Home page > Scientific production > News > The inverse Cotton-Mouton effect observed for the first time


The inverse Cotton-Mouton effect observed for the first time

A Magneto Optics effect observed for the first time at LNCMI: towards a new photonics device?

Magneto optics is an old field of research, as old as 1845 when Faraday discovered that a magnetic field can change light polarization, but it is still a surprising one.

Physicists at the LNCMI-T have observed for the first time that when a light beam passes through a medium in the presence of a transverse magnetic field, the medium becomes magnetized. This magnetization obtained is proportional to the laser power and to the value of the external magnetic field. This effect corresponds to a non resonant excitation of the medium constituents that changes its microscopic properties. Its existence has been predicted since the beginning of non-linear optics in the sixties but it has been somewhat forget in textbooks. It is generally known as the Inverse Cotton-Mouton effect.

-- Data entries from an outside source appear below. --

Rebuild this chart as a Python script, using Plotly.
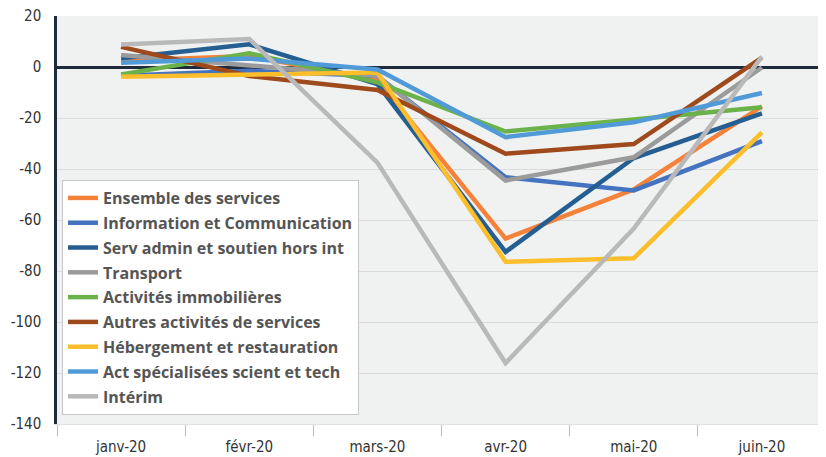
import plotly.graph_objects as go

months = ["janv-20", "févr-20", "mars-20", "avr-20", "mai-20", "juin-20"]

series_names = [
    "Ensemble des services",
    "Information et Communication",
    "Serv admin et soutien hors int",
    "Transport",
    "Activités immobilières",
    "Autres activités de services",
    "Hébergement et restauration",
    "Act spécialisées scient et tech",
    "Intérim",
]

ensemble = [2.5, 4.3, -5, -67.3, -48, -15.4]
information = [-3.4, -1.5, -3.5, -43.2, -48.4, -29.1]
serv_admin = [3.4, 8.9, -6.7, -72.5, -35.7, -18.2]
transport = [4.7, 0.5, -3.5, -44.5, -35.4, -0.2]
immobilieres = [-2.9, 5.4, -6, -25.3, -20.6, -15.8]
autres = [7.9, -3.5, -9, -34, -30.2, 3.7]
hebergement = [-3.8, -2.8, -2.2, -76.4, -75, -25.6]
act_spec = [1.7, 3.3, -1, -27.5, -21.7, -10.2]
interim = [8.8, 11, -37.5, -116.1, -63.4, 4.1]

series_values = [ensemble, information, serv_admin, transport, immobilieres,
                 autres, hebergement, act_spec, interim]
colors = ["#F5823A", "#4473C0", "#255E91", "#9B9B9B", "#6CB24A",
          "#9E4A1C", "#FDBE2C", "#519AD8", "#B9B9B9"]

y_ticks = [20, 0, -20, -40, -60, -80, -100, -120, -140]

fig = go.Figure()
for i, (name, vals, col) in enumerate(zip(series_names, series_values, colors)):
    fig.add_trace(go.Scatter(
        x=months, y=vals, name=name, mode="lines",
        line=dict(color=col, width=4.5),
        legendgroup=f"g{i}",
    ))

fig.update_layout(
    width=818, height=449,
    margin=dict(l=49, r=0, t=8, b=33, autoexpand=False),
    paper_bgcolor="white",
    plot_bgcolor="#F0F2F2",
    showlegend=True,
    legend=dict(
        x=0.0065, y=0.598, xanchor="left", yanchor="top",
        bgcolor="white", bordercolor="#C8C8C8", borderwidth=1,
        font=dict(family="Open Sans", size=16, color="#555555", weight=700),
        tracegroupgap=1,
        itemwidth=30,
    ),
    xaxis=dict(
        type="category",
        range=[-0.5, 5.5],
        automargin=False,
        showgrid=False,
        tickson="boundaries",
        ticks="outside", ticklen=11, tickcolor="#BDBDBD", tickwidth=1,
        ticklabelstandoff=9,
        showline=True, linecolor="#E2E2E2", linewidth=1,
        tickfont=dict(family="Liberation Sans Narrow, DejaVu Sans Condensed", size=15, color="#333333"),
        fixedrange=True,
    ),
    yaxis=dict(
        range=[-140, 20],
        automargin=False,
        tickvals=y_ticks,
        ticktext=[str(v) for v in y_ticks],
        showgrid=True, gridcolor="#DCDCDC", gridwidth=1,
        zeroline=True, zerolinecolor="#1E2B3A", zerolinewidth=2.5,
        showline=True, linecolor="#1E2B3A", linewidth=2.5,
        ticks="outside", ticklen=10, tickcolor="rgba(0,0,0,0)",
        ticklabeloverflow="allow",
        tickfont=dict(family="Liberation Sans Narrow, DejaVu Sans Condensed", size=15, color="#333333"),
        fixedrange=True,
    ),
)

fig.write_html("out.html")
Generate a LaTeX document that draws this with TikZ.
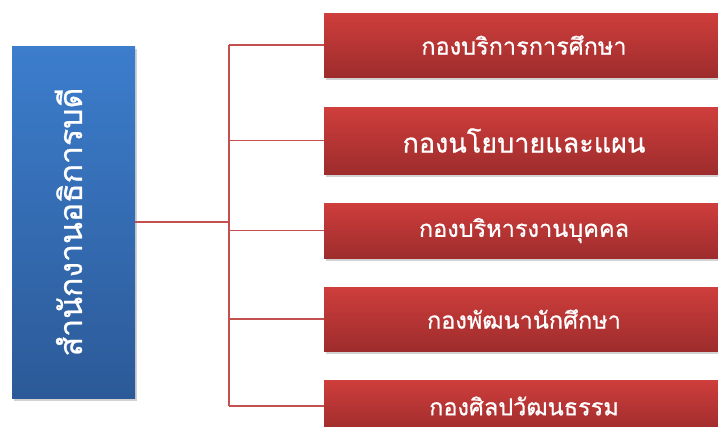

Physicists have observed this magnetization in a crystal of common use in optics, a Terbium Gallium Garnet (TGG). The experiment is based on the use of a pulsed powerful laser, a magnetic field and an electronic circuit to detect the induced magnetization that is typically one million times smaller than the external magnetic field for this kind of crystal. Thanks to it an electric signal is obtained indicating that the crystal has been illuminated by the laser.

Though the first motivation of physicists is to study more fundamental aspects of this phenomenon [1], it is clear that the whole system constitutes a device that may have industrial applications in the field of photonics. A patent is now pending under CNRS sponsorship. This shows once more how fundamental researches are also fundamental to the industrial development. This observation will be published on a journal of the European Physical Society [2], but physicists are already working to arrive to an industrial prototype of the device which could be commercialized.

[1] Inverse Cotton-Mouton effect of the vacuum and of atomic systems, C. Rizzo, A. Dupays, R. Battesti, M. Fouché and G. L. J. A. Rikken, EPL 90, 64003 (2010) ;

[2] Observation of the Inverse Cotton-Mouton Effect, A. Ben-Amar Baranga, R. Battesti, M. Fouché, C. Rizzo, and G. L.J.A. Rikken, arXiv:1009.3152, in press EPL.